A beautifully written palimpsestic meditation on memory, history and loss in the aftermath of the events of 3.11 in 2011.

I enjoyed the commentary on grief and loss and what the author was trying to communicate, although at points it felt like the message was a little muddled. The writing was gorgeous and the descriptions of grief were particularly well written but the overall execution of this novel fell a little short for me.

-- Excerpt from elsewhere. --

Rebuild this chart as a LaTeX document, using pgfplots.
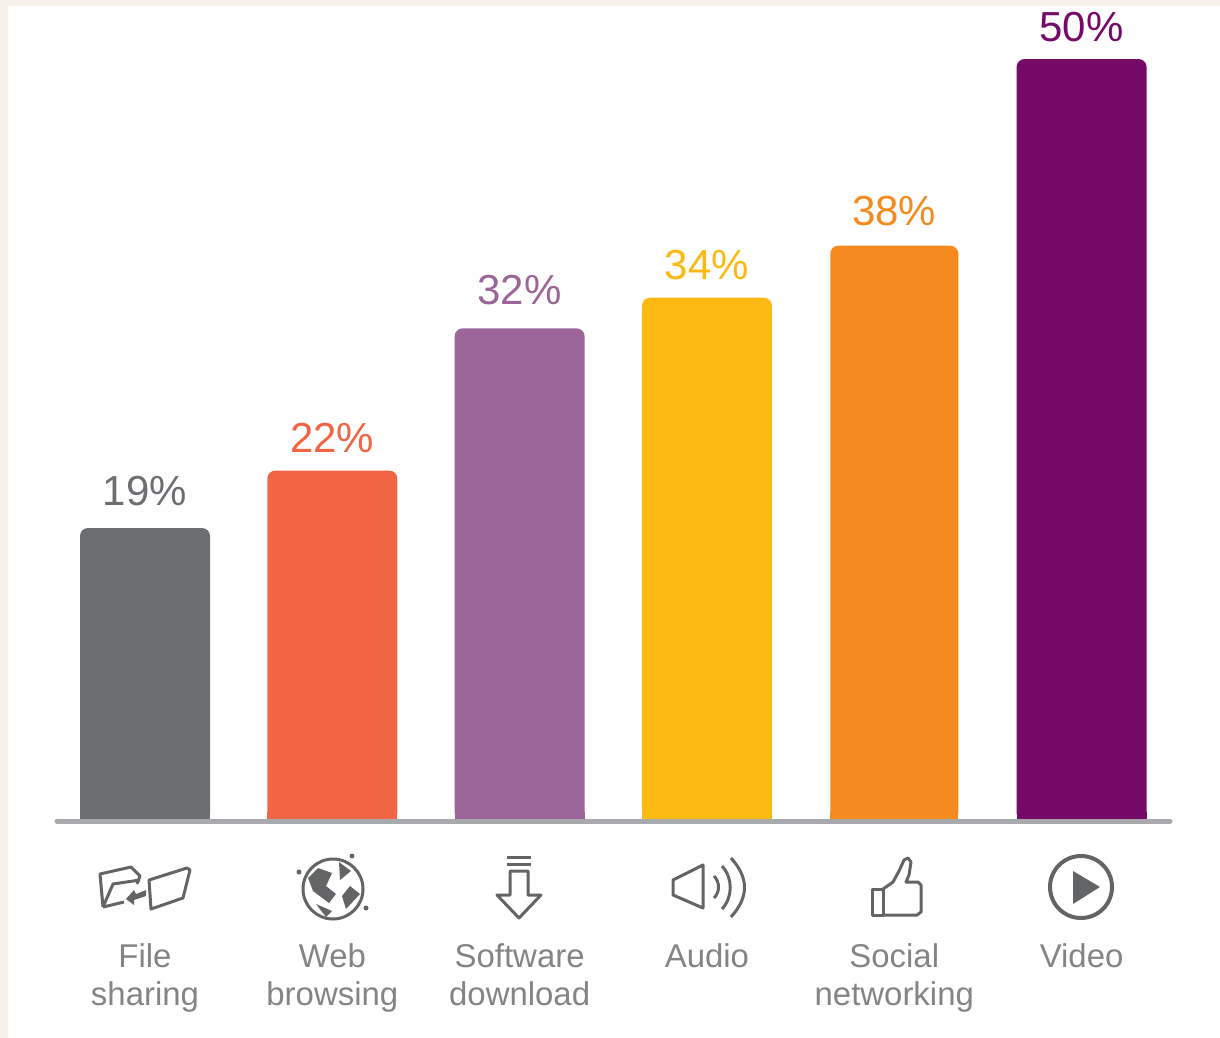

I found this book about loss and disasters as well as memory to be very profound and sophisticated.
The settings and the writing were excellent too.
Little piece of gem.

Mai Ishizawa’s *The Place of Shells* is a haunting novel about memory, loss, and the lasting impact of disaster. Set in Göttingen, Germany, in 2020, it follows a young Japanese woman who encounters her friend Nomiya—who died in the 2011 tsunami. As reality blurs, eerie events unfold, reflecting the deep grip of trauma and memory. Ishizawa’s poetic, dreamlike writing has been compared to W.G. Sebald and Yoko Tawada. Winner of the Akutagawa Prize, this novel offers a profound meditation on grief, time, and the lingering echoes of the past.